In all these cases, we really need today's close to confirm these patterns for two reasons. First, since beefer short covering might have caused the breaks and volume. Second, since the day after a Fed decision shows decisive big money actions most of the time.
Gold and oil are moving well. Oil's move is just recognition that the world economy is doing fine and oil supply is limited, so slow demand rationing is necessary. Gold is moving for two reasons: (a) beefers playing the dollar weakness, and (b) real long term physical demand and lower mining supply. I prefer playing oil with the stocks since the the commodity carrying costs can be substantial. Ditto gold, but for now I do have some long gold futures to lock in the price of the physical gold I'm planning to buy with new money in October.
European press shows a bit of a panic over the "subprime" business. They put on pictures of homes for sale in FL and thinks that's representative of the whole US. I think they are a bit surprised, though, that some of their banks buy US mortgage securities in big amounts. That's a reasonable concern.
We had a very enjoyable trip. I'll write more later. But the fried eggs I had in Scotland were the best that I've every had anywhere - super flavor. And the Aberdeen Angus beef was just wonderful, too.
PS: Nothing was mentioned in the FOMC statement about the dollar - the Fed has no statutory authority to consider the dollar. All those talking heads saying the Fed will or won't do something because of the dollar are just delusional eisegetes or are "talking their book".
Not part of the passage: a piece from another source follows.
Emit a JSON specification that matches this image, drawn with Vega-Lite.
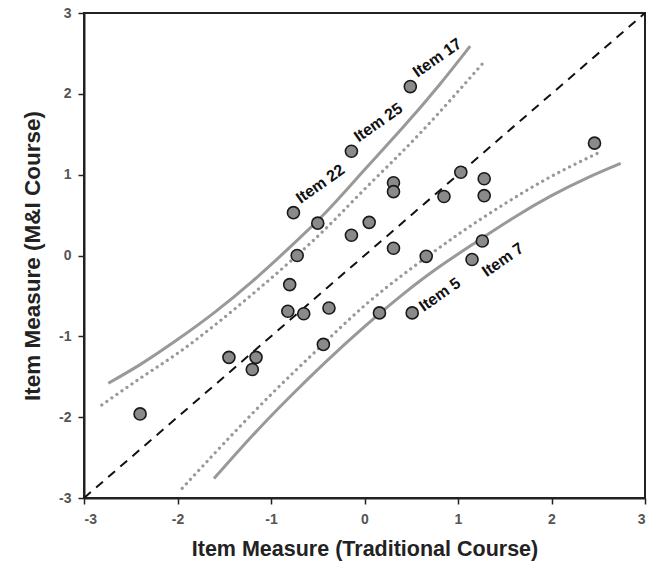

PPS: The August CPI comes out this morning. A flat number or downtick in the year-over-year core CPI is good. An uptick will give the bears ammo to hit this move.
P^3S: Incredible. Babblevision puts on that fool Peter Beutel who was recently talking about oil collapsing, and now he's talking about higher prices. What a knave!
P^4S: Year-over-year core CPI was 2.1%, a downtick from 2.2% last month. Good news. Inflation is on life support for awhile. Good for the forces of light and goodness; bad for the dark side and the beefer bears.
P^5S: LIBOR fixed under 5% today - more good news. The world economic trajectory is on a fine path. It's a bull market.